Bankroll Management in Limit Poker and Fractional Brownian Motion

[jason1990]

Consider a typical "winning" small stakes online limit holdem player. Let X(t) denote his bankroll in BBs after t hands. If we assume that X is a Brownian motion with drift, and compute (under that assumption) risk of ruin, confidence intervals for winrate, and many other statistical quantities of interest, then we are led to all of the classical formulas that we know and love. This makes sense, of course. Brownian motion is a process whose increments are stationary, normally distributed, and independent, which are all common assumption made about the results of poker sessions.

Looking at my own graphs, though, I seem to have more swings than I ought to have if that assumption were reasonable. Granted, I am only making an "eyeball" assessment on the number and size of swings. But it seems reasonable to believe that the increments in my bankroll graph are not independent. Things such as my own personal reaction to swings as well as table image can cause correlation. If my opponents use PokerTracker or player notes, then the concept of table image can extend well beyond a single session.

A process with Gaussian increments which are positively correlated, and which become less correlated the farther apart they are, is fractional Brownian with Hurst parameter H>1/2. (See http://en.wikipedia.org/wiki/Fractional_Brownian_motion.)

My questions are these: Suppose I assume X is a fractional Brownian motion with drift. How do the classical formulas change? What is the risk of ruin formula? How about confidence intervals? In particular, if B is fractional Brownian motion, then E|B(t)|^2=t^{2H}. In other words, the standard deviation increases like t^H, which is a faster increase than Brownian motion. This would seem to indicate that confidence intervals are less reliable under this model. Any thoughts?

[pzhon]

This is too interesting not to get a response. I'm not sure that fractional Brownian motion is a better model for your observations, but it should be worth analyzing anyway.

Is there a discrete model for fractional Brownian motion, or a way to obtain one from a standard Brownian motion?

[AaronBrown]

Fractional brownian motion is almost impossible to work with empirically. That is, you can specify a model and solve it, but it's not practical to look at real data and fit it back to a model. Tiny, high frequency variations will dominate your estimation. For one specific example, the periodic blind posting and position changes would defeat your fitting.

A much more robust model is to assume the drift rate follows a random walk. Even this is not easy to fit with any reasonable amount of data, but at least it tends to calibrate to the large swings, which is what you want to explain, rather than microstructure.

[BillC]

As a practical matter, why don't you just increase your variance to account for higher swings? This is the main remedy or easy out to the applying diffusion models.

After all, it is idle speculation that you increments are not independent, right? And there are dependence factors that might negate each other e.g. table image vs. one's emotional response (or maybe these reinforce each other)

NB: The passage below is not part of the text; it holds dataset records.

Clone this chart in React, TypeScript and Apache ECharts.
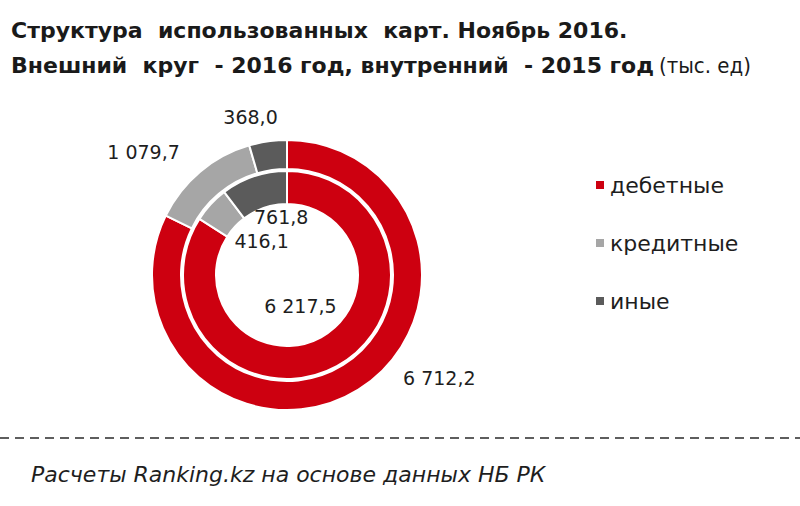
import React, { useEffect, useRef } from "react";
import * as echarts from "echarts";

const categories = ["дебетные", "кредитные", "иные"];
const values2016 = [6712.2, 1079.7, 368.0];
const values2015 = [6217.5, 416.1, 761.8];
const colors = ["#CD0010", "#A6A6A6", "#5B5B5B"];
const titleLine1 = "Структура  использованных  карт. Ноябрь 2016.";
const titleLine2 = "Внешний  круг  - 2016 год, внутренний  - 2015 год";
const titleUnit = "(тыс. ед)";
const footer = "Расчеты Ranking.kz на основе данных НБ РК";

function fmt(v: number): string {
  const [ip, dp] = v.toFixed(1).split(".");
  const withSpaces = ip.replace(/\B(?=(\d{3})+(?!\d))/g, " ");
  return withSpaces + "," + dp;
}

// label nudges relative to the sector's inside position
const outerNudge = [
  [87, -2],
  [-64, -28],
  [-19, -36],
];
const innerNudge = [
  [-30, -48],
  [41, 27],
  [23, 28],
];

export default function App() {
  const ref = useRef<HTMLDivElement>(null);
  useEffect(() => {
    if (!ref.current) return;
    const chart = echarts.init(ref.current, null, { renderer: "svg" });
    const labelStyle = {
      show: true,
      position: "inside" as const,
      color: "#1E1E1E",
      fontFamily: "DejaVu Sans",
      fontSize: 19,
      formatter: (p: any) => fmt(p.value),
    };
    const mk = (vals: number[]) =>
      categories.map((c, i) => ({ name: c, value: vals[i], itemStyle: { color: colors[i] } }));
    chart.setOption({
      animation: false,
      backgroundColor: "#ffffff",
      title: {
        left: 11,
        top: 13,
        padding: 0,
        text: `{b|${titleLine1}}\n{b|${titleLine2}} {n|${titleUnit}}`,
        textStyle: {
          rich: {
            b: {
              fontFamily: "DejaVu Sans",
              fontWeight: "bold",
              fontSize: 22,
              color: "#1A1A1A",
              lineHeight: 35,
            },
            n: {
              fontFamily: "DejaVu Sans Condensed",
              fontWeight: "normal",
              fontSize: 22,
              color: "#1A1A1A",
              lineHeight: 35,
            },
          },
        },
      },
      legend: {
        orient: "vertical",
        left: 589,
        top: 169,
        icon: "rect",
        itemWidth: 10,
        itemHeight: 10,
        itemGap: 36,
        data: categories,
        textStyle: {
          fontFamily: "DejaVu Sans",
          fontSize: 22,
          lineHeight: 22,
          color: "#1E1E1E",
          padding: [0, 0, 0, 0],
        },
      },
      series: [
        {
          type: "pie",
          name: "2016",
          center: [287, 275],
          radius: [106, 135],
          startAngle: 90,
          clockwise: true,
          avoidLabelOverlap: false,
          itemStyle: { borderColor: "#ffffff", borderWidth: 2 },
          label: labelStyle,
          labelLine: { show: false },
          emphasis: { disabled: true },
          labelLayout: (p: any) => ({ dx: outerNudge[p.dataIndex][0], dy: outerNudge[p.dataIndex][1] }),
          data: mk(values2016),
        },
        {
          type: "pie",
          name: "2015",
          center: [287, 275],
          radius: [71, 104],
          startAngle: 90,
          clockwise: true,
          avoidLabelOverlap: false,
          itemStyle: { borderColor: "#ffffff", borderWidth: 2 },
          label: labelStyle,
          labelLine: { show: false },
          emphasis: { disabled: true },
          labelLayout: (p: any) => ({ dx: innerNudge[p.dataIndex][0], dy: innerNudge[p.dataIndex][1] }),
          data: mk(values2015),
        },
      ],
      graphic: [
        {
          type: "line",
          shape: { x1: 0, y1: 438, x2: 800, y2: 438 },
          style: { stroke: "#2A2A2A", lineWidth: 1.5, lineDash: [9, 6] },
        },
        {
          type: "text",
          x: 31,
          y: 474,
          style: {
            text: footer,
            fontFamily: "DejaVu Sans",
            fontStyle: "italic",
            fontSize: 22,
            fill: "#1E1E1E",
            verticalAlign: "middle",
          },
        },
      ],
    });
    return () => chart.dispose();
  }, []);
  return (
    <div
      ref={ref}
      style={{ position: "absolute", left: 0, top: 0, width: 800, height: 506 }}
    />
  );
}
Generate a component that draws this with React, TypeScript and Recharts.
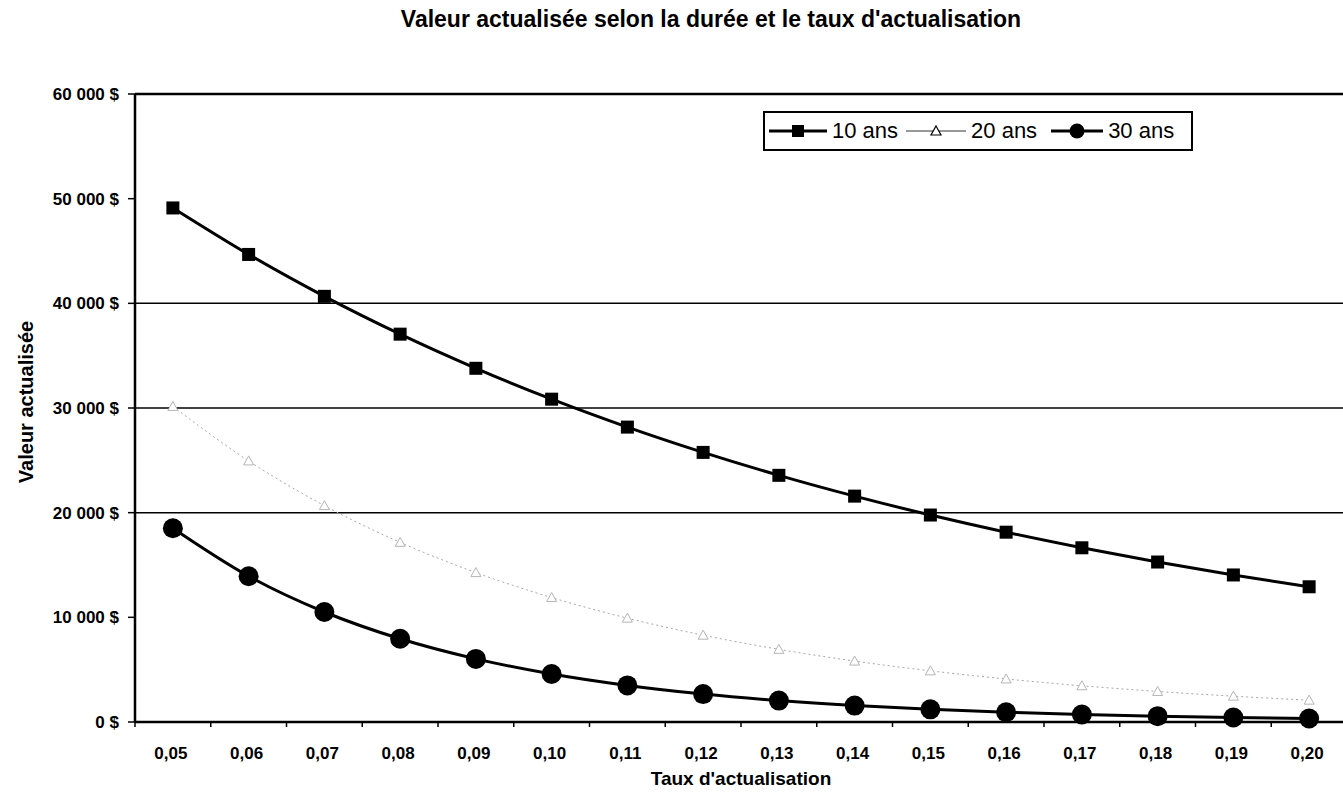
import React from 'react';
import { LineChart, Line, XAxis, YAxis, ReferenceLine, Legend } from 'recharts';

// Discount rates (x categories)
const taux = ['0,05', '0,06', '0,07', '0,08', '0,09', '0,10', '0,11', '0,12', '0,13', '0,14', '0,15', '0,16', '0,17', '0,18', '0,19', '0,20'];

// Present value of 80 000 $ received after 10, 20 and 30 years
const ans10 = [49113, 44671, 40668, 37055, 33793, 30843, 28175, 25758, 23567, 21580, 19775, 18135, 16645, 15285, 14048, 12920];
const ans20 = [30151, 24944, 20674, 17164, 14274, 11891, 9923, 8293, 6943, 5821, 4888, 4111, 3462, 2920, 2467, 2087];
const ans30 = [18510, 13929, 10509, 7950, 6030, 4585, 3495, 2670, 2045, 1570, 1208, 932, 720, 558, 433, 337];

const yTicks = [0, 10000, 20000, 30000, 40000, 50000, 60000];
const gridValues = [20000, 30000, 40000];

const data = taux.map((t, i) => ({ taux: t, a10: ans10[i], a20: ans20[i], a30: ans30[i] }));

const FONT = '"Liberation Sans", Arial, Helvetica, sans-serif';

const fmtMoney = (v: number) => {
  const s = String(Math.round(v)).replace(/\B(?=(\d{3})+(?!\d))/g, ' ');
  return `${s} $`;
};

const SquareDot = (props: any) => {
  const { cx, cy, index } = props;
  if (cx == null || cy == null) return null;
  return <rect key={`sq-${index}`} x={cx - 6.5} y={cy - 6.5} width={13} height={13} fill="#000" />;
};

const CircleDot = (props: any) => {
  const { cx, cy, index } = props;
  if (cx == null || cy == null) return null;
  return <circle key={`ci-${index}`} cx={cx} cy={cy} r={10} fill="#000" />;
};

const TriangleDot = (props: any) => {
  const { cx, cy, index } = props;
  if (cx == null || cy == null) return null;
  const s = 5;
  return (
    <path
      key={`tr-${index}`}
      d={`M${cx},${cy - s} L${cx + s},${cy + s * 0.8} L${cx - s},${cy + s * 0.8} Z`}
      fill="#fff"
      stroke="#b5b5b5"
      strokeWidth={1}
    />
  );
};

// Category tick: label in the middle of the band, tick marks on band boundaries
const XTick = (props: any) => {
  const { x, y, payload, index, visibleTicksCount, width } = props;
  const half = payload && typeof payload.offset === 'number' && payload.offset > 0
    ? payload.offset
    : width / visibleTicksCount / 2;
  const axisY = y - 8;
  return (
    <g>
      <line x1={x - half} x2={x - half} y1={axisY} y2={axisY + 5} stroke="#000" strokeWidth={1.5} />
      {index === visibleTicksCount - 1 && (
        <line x1={x + half} x2={x + half} y1={axisY} y2={axisY + 5} stroke="#000" strokeWidth={1.5} />
      )}
      <text x={x - 2} y={axisY + 37} textAnchor="middle" fontFamily={FONT} fontWeight="bold" fontSize={17} fill="#000">
        {payload.value}
      </text>
    </g>
  );
};

const legendGeom: Record<string, { w: number; gapAfter: number }> = {
  a10: { w: 62, gapAfter: 6 },
  a20: { w: 64, gapAfter: 12 },
  a30: { w: 56, gapAfter: 0 },
};

const LegendBox = (props: any) => {
  const { payload } = props;
  const items = payload || [];
  return (
    <div
      style={{
        border: '2px solid #000',
        background: '#fff',
        width: 430,
        height: 40,
        boxSizing: 'border-box',
        display: 'flex',
        alignItems: 'center',
        padding: '0 0 0 2px',
        fontFamily: FONT,
        fontSize: 22,
        color: '#000',
        whiteSpace: 'nowrap',
      }}
    >
      {items.map((it: any) => {
        const key = it.dataKey;
        const g = legendGeom[key] || { w: 60, gapAfter: 6 };
        const mid = g.w / 2;
        return (
          <div key={key} style={{ display: 'flex', alignItems: 'center', marginRight: g.gapAfter }}>
            <svg width={g.w} height={24} style={{ display: 'block' }}>
              {key === 'a20' ? (
                <>
                  <line x1={2} x2={g.w - 2} y1={12} y2={12} stroke="#333" strokeWidth={1} />
                  <path d={`M${mid},7 L${mid + 5},16 L${mid - 5},16 Z`} fill="#fff" stroke="#000" strokeWidth={1.2} />
                </>
              ) : (
                <>
                  <line x1={2} x2={g.w - 2} y1={12} y2={12} stroke="#000" strokeWidth={3} />
                  {key === 'a10' ? (
                    <rect x={mid - 6} y={6} width={12} height={12} fill="#000" />
                  ) : (
                    <circle cx={mid} cy={12} r={7.5} fill="#000" />
                  )}
                </>
              )}
            </svg>
            <span style={{ marginLeft: 3 }}>{it.value}</span>
          </div>
        );
      })}
    </div>
  );
};

const YLabel = (props: any) => {
  const { viewBox } = props;
  const cy = viewBox.y + viewBox.height / 2 - 6;
  const cx = 26;
  return (
    <text
      x={cx}
      y={cy}
      transform={`rotate(-90, ${cx}, ${cy})`}
      textAnchor="middle"
      dominantBaseline="central"
      fontFamily={FONT}
      fontWeight="bold"
      fontSize={20}
      fill="#000"
    >
      Valeur actualisée
    </text>
  );
};

export default function App() {
  return (
    <div style={{ position: 'absolute', left: 0, top: 0, width: 1343, height: 799, background: '#fff', overflow: 'hidden' }}>
      <div
        style={{
          position: 'absolute',
          left: 0,
          top: 6,
          width: 1422,
          textAlign: 'center',
          fontFamily: FONT,
          fontWeight: 'bold',
          fontSize: 23,
          color: '#000',
        }}
      >
        Valeur actualisée selon la durée et le taux d'actualisation
      </div>
      <LineChart
        width={1347}
        height={799}
        data={data}
        margin={{ top: 94, right: 0, bottom: 0, left: 0 }}
        style={{ position: 'absolute', left: 0, top: 0 }}
      >
        <XAxis
          dataKey="taux"
          scale="band"
          height={77}
          axisLine={{ stroke: '#000', strokeWidth: 2.5 }}
          tickLine={false}
          tick={<XTick />}
          interval={0}
          label={{
            value: "Taux d'actualisation",
            position: 'insideBottom',
            offset: 14,
            style: { fontFamily: FONT, fontWeight: 'bold', fontSize: 19, fill: '#000' },
          }}
        />
        <YAxis
          type="number"
          domain={[0, 60000]}
          ticks={yTicks}
          interval={0}
          width={135}
          tickFormatter={fmtMoney}
          tickSize={7}
          tickMargin={9}
          tickLine={{ stroke: '#000', strokeWidth: 1.5 }}
          axisLine={{ stroke: '#000', strokeWidth: 2.5 }}
          tick={{ fontFamily: FONT, fontWeight: 'bold', fontSize: 17, fill: '#000' }}
          label={<YLabel />}
        />
        {gridValues.map((v) => (
          <ReferenceLine key={v} y={v} stroke="#000" strokeWidth={1.5} />
        ))}
        <ReferenceLine y={60000} stroke="#000" strokeWidth={2.5} />
        <Legend
          layout="horizontal"
          verticalAlign="middle"
          align="center"
          content={<LegendBox />}
          wrapperStyle={{ position: 'absolute', left: 763, top: 111, width: 430, height: 40 }}
        />
        <Line
          type="monotone"
          dataKey="a20"
          name="20 ans"
          stroke="#a8a8a8"
          strokeWidth={1}
          strokeDasharray="2 3"
          dot={<TriangleDot />}
          activeDot={false}
          isAnimationActive={false}
        />
        <Line
          type="monotone"
          dataKey="a10"
          name="10 ans"
          stroke="#000"
          strokeWidth={3}
          dot={<SquareDot />}
          activeDot={false}
          isAnimationActive={false}
        />
        <Line
          type="monotone"
          dataKey="a30"
          name="30 ans"
          stroke="#000"
          strokeWidth={3}
          dot={<CircleDot />}
          activeDot={false}
          isAnimationActive={false}
        />
      </LineChart>
    </div>
  );
}
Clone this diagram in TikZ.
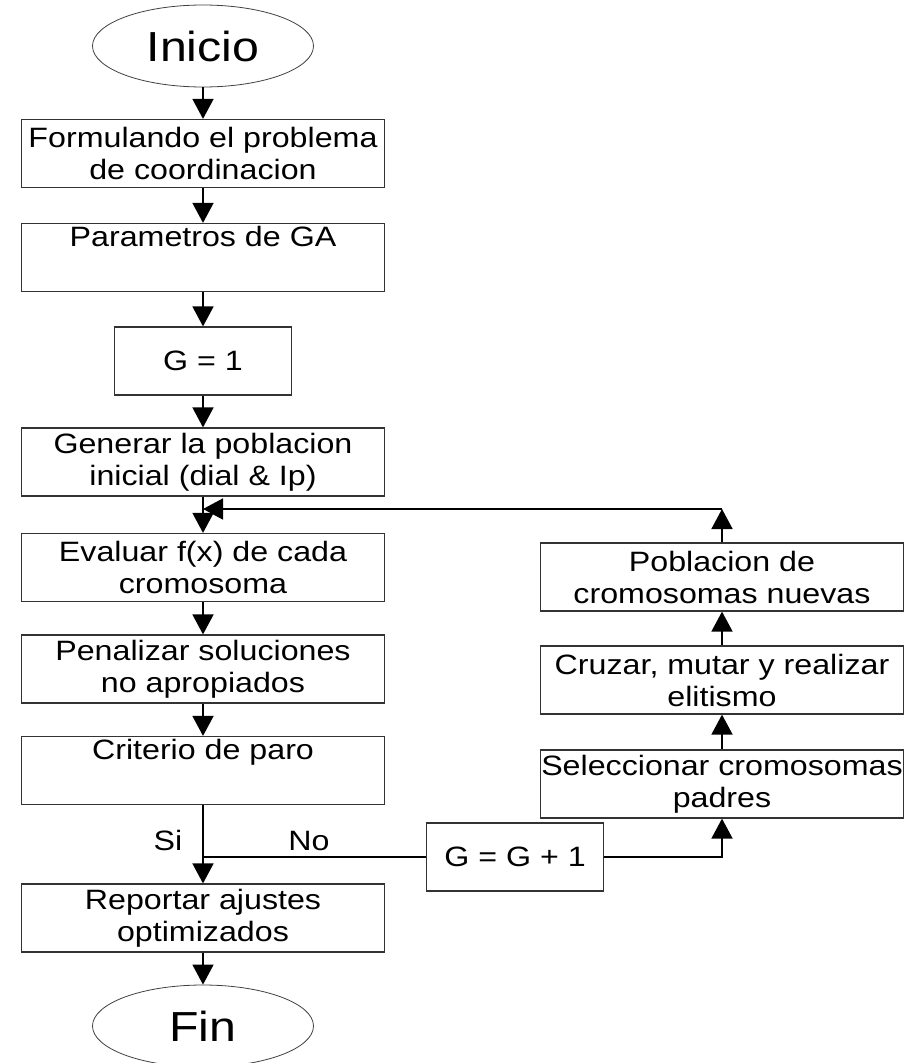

Otoh, as pzhon says, the topic is interesting to us math types.

[jason1990]

[ QUOTE ]
Is there a discrete model for fractional Brownian motion, or a way to obtain one from a standard Brownian motion?

[/ QUOTE ]
I don't know of any "canonical" discrete process which approximates FBM. But FBM can be written as

B_H(t) = \int_0^t{K_H(t,s)dB(s)},

where K_H is a certain kernel and B is a standard BM. I guess you could just approximate the BM in the integral by a random walk to get a discrete approximation to FBM.

[jason1990]

[ QUOTE ]
Fractional brownian motion is almost impossible to work with empirically. That is, you can specify a model and solve it, but it's not practical to look at real data and fit it back to a model. Tiny, high frequency variations will dominate your estimation.

[/ QUOTE ]
Why do you think this? People use Brownian motion to model many things and they fit specific data to the parameters of their models. Why would it be more difficult to work with FBM?

In particular, it seems clear that the "smoother" a process is, the easier it is to work with. For FBM, if the Hurst parameter is greater than 1/2, then the process is "smoother" than BM (in the sense of Holder continuity).

[ QUOTE ]
A much more robust model is to assume the drift rate follows a random walk.

[/ QUOTE ]
Could you elaborate on the model you have in mind?

[jason1990]

[ QUOTE ]
As a practical matter, why don't you just increase your variance to account for higher swings?...After all, it is idle speculation that you increments are not independent, right?

[/ QUOTE ]
I don't think I understand what you mean here. With a large enough database, I can estimate my variance to within a very small margin. So it is a given and I cannot change it. If the observed number and size of swings is not consistent with the observed variance, then some basic assumption about the model is wrong. Yes, it is speculation that the flawed assumption would be independence. But at the moment, I cannot see any more likely candidate.